**Given exercise:**
Restate the data exactly as given and keep the pictures out.

**Supplied information:**
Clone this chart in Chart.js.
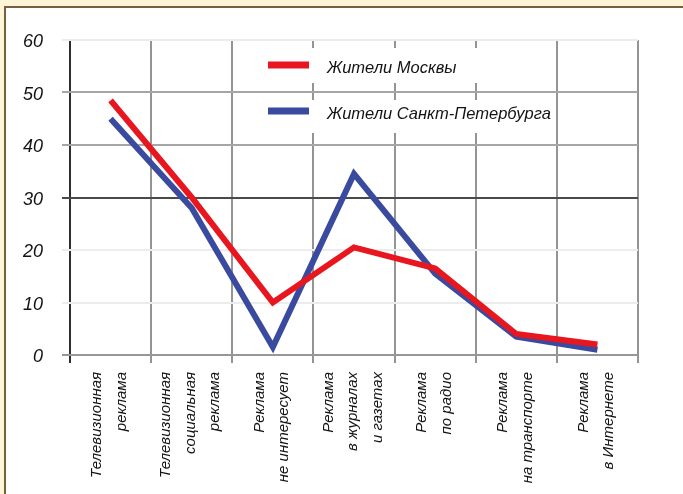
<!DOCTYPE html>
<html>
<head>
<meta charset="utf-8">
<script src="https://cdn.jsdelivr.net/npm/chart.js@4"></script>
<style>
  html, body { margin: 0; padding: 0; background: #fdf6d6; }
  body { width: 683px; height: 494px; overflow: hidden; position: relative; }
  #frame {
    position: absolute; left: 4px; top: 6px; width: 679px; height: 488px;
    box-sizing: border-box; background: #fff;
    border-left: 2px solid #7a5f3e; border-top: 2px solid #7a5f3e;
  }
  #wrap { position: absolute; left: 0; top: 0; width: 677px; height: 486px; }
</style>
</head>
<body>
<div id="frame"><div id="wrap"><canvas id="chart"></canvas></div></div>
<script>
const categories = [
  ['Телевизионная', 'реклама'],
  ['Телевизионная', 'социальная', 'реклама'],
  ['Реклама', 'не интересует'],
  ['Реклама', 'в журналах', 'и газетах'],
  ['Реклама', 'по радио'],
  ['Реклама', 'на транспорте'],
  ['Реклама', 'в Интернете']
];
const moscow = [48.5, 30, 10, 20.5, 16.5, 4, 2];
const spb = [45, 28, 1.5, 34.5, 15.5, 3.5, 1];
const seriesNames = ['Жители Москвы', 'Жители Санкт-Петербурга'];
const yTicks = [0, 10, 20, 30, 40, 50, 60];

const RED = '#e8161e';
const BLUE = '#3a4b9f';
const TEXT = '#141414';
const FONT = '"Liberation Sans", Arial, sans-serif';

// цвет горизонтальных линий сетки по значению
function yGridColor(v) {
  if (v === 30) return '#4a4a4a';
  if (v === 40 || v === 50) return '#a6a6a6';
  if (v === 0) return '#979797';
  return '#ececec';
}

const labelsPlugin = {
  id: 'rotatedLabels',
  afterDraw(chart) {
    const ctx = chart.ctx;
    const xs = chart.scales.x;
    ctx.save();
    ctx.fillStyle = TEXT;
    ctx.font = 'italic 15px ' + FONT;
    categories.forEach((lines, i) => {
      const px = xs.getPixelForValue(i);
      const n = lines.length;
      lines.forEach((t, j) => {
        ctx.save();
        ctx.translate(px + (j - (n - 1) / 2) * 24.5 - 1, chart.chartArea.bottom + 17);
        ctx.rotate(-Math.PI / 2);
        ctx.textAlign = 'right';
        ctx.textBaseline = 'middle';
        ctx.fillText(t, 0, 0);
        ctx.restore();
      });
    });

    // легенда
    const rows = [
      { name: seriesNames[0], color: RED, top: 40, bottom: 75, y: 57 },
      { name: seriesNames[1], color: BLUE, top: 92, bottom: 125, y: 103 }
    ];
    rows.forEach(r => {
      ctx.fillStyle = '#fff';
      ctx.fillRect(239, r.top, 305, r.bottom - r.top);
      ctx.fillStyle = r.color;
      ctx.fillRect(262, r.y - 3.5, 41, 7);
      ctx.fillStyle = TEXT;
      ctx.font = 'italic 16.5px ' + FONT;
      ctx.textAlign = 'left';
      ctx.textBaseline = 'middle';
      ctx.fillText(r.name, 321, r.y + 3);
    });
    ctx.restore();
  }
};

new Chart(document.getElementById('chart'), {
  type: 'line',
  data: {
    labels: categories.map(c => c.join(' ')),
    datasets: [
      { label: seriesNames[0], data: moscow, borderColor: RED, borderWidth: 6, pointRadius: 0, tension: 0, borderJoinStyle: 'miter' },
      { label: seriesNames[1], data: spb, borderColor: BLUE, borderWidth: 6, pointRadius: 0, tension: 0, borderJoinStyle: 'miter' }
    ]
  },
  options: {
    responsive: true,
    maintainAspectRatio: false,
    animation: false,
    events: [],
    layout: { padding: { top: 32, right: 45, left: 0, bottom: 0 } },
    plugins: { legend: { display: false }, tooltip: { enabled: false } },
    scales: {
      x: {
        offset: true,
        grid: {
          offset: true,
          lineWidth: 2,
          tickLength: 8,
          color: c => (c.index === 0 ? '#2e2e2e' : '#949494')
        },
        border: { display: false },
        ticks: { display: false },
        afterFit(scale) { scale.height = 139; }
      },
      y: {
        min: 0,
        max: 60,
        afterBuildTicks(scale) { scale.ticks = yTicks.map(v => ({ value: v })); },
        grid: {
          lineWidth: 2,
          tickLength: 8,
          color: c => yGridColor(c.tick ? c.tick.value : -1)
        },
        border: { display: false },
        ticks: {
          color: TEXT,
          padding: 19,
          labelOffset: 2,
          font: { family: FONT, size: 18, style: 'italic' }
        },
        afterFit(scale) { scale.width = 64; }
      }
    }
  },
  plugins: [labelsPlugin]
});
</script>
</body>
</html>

**Solved problem:**
Clone this chart in Chart.js.
<!DOCTYPE html>
<html>
<head>
<meta charset="utf-8">
<script src="https://cdn.jsdelivr.net/npm/chart.js@4"></script>
<style>
  html, body { margin: 0; padding: 0; background: #fdf6d6; }
  body { width: 683px; height: 494px; overflow: hidden; position: relative; }
  #frame {
    position: absolute; left: 4px; top: 6px; width: 679px; height: 488px;
    box-sizing: border-box; background: #fff;
    border-left: 2px solid #7a5f3e; border-top: 2px solid #7a5f3e;
  }
  #wrap { position: absolute; left: 0; top: 0; width: 677px; height: 486px; }
</style>
</head>
<body>
<div id="frame"><div id="wrap"><canvas id="chart"></canvas></div></div>
<script>
const categories = [
  ['Телевизионная', 'реклама'],
  ['Телевизионная', 'социальная', 'реклама'],
  ['Реклама', 'не интересует'],
  ['Реклама', 'в журналах', 'и газетах'],
  ['Реклама', 'по радио'],
  ['Реклама', 'на транспорте'],
  ['Реклама', 'в Интернете']
];
const moscow = [48.5, 30, 10, 20.5, 16.5, 4, 2];
const spb = [45, 28, 1.5, 34.5, 15.5, 3.5, 1];
const seriesNames = ['Жители Москвы', 'Жители Санкт-Петербурга'];
const yTicks = [0, 10, 20, 30, 40, 50, 60];

const RED = '#e8161e';
const BLUE = '#3a4b9f';
const TEXT = '#141414';
const FONT = '"Liberation Sans", Arial, sans-serif';

// цвет горизонтальных линий сетки по значению
function yGridColor(v) {
  if (v === 30) return '#4a4a4a';
  if (v === 40 || v === 50) return '#a6a6a6';
  if (v === 0) return '#979797';
  return '#ececec';
}

const labelsPlugin = {
  id: 'rotatedLabels',
  afterDraw(chart) {
    const ctx = chart.ctx;
    const xs = chart.scales.x;
    ctx.save();
    ctx.fillStyle = TEXT;
    ctx.font = 'italic 15px ' + FONT;
    categories.forEach((lines, i) => {
      const px = xs.getPixelForValue(i);
      const n = lines.length;
      lines.forEach((t, j) => {
        ctx.save();
        ctx.translate(px + (j - (n - 1) / 2) * 24.5 - 1, chart.chartArea.bottom + 17);
        ctx.rotate(-Math.PI / 2);
        ctx.textAlign = 'right';
        ctx.textBaseline = 'middle';
        ctx.fillText(t, 0, 0);
        ctx.restore();
      });
    });

    // легенда
    const rows = [
      { name: seriesNames[0], color: RED, top: 40, bottom: 75, y: 57 },
      { name: seriesNames[1], color: BLUE, top: 92, bottom: 125, y: 103 }
    ];
    rows.forEach(r => {
      ctx.fillStyle = '#fff';
      ctx.fillRect(239, r.top, 305, r.bottom - r.top);
      ctx.fillStyle = r.color;
      ctx.fillRect(262, r.y - 3.5, 41, 7);
      ctx.fillStyle = TEXT;
      ctx.font = 'italic 16.5px ' + FONT;
      ctx.textAlign = 'left';
      ctx.textBaseline = 'middle';
      ctx.fillText(r.name, 321, r.y + 3);
    });
    ctx.restore();
  }
};

new Chart(document.getElementById('chart'), {
  type: 'line',
  data: {
    labels: categories.map(c => c.join(' ')),
    datasets: [
      { label: seriesNames[0], data: moscow, borderColor: RED, borderWidth: 6, pointRadius: 0, tension: 0, borderJoinStyle: 'miter' },
      { label: seriesNames[1], data: spb, borderColor: BLUE, borderWidth: 6, pointRadius: 0, tension: 0, borderJoinStyle: 'miter' }
    ]
  },
  options: {
    responsive: true,
    maintainAspectRatio: false,
    animation: false,
    events: [],
    layout: { padding: { top: 32, right: 45, left: 0, bottom: 0 } },
    plugins: { legend: { display: false }, tooltip: { enabled: false } },
    scales: {
      x: {
        offset: true,
        grid: {
          offset: true,
          lineWidth: 2,
          tickLength: 8,
          color: c => (c.index === 0 ? '#2e2e2e' : '#949494')
        },
        border: { display: false },
        ticks: { display: false },
        afterFit(scale) { scale.height = 139; }
      },
      y: {
        min: 0,
        max: 60,
        afterBuildTicks(scale) { scale.ticks = yTicks.map(v => ({ value: v })); },
        grid: {
          lineWidth: 2,
          tickLength: 8,
          color: c => yGridColor(c.tick ? c.tick.value : -1)
        },
        border: { display: false },
        ticks: {
          color: TEXT,
          padding: 19,
          labelOffset: 2,
          font: { family: FONT, size: 18, style: 'italic' }
        },
        afterFit(scale) { scale.width = 64; }
      }
    }
  },
  plugins: [labelsPlugin]
});
</script>
</body>
</html>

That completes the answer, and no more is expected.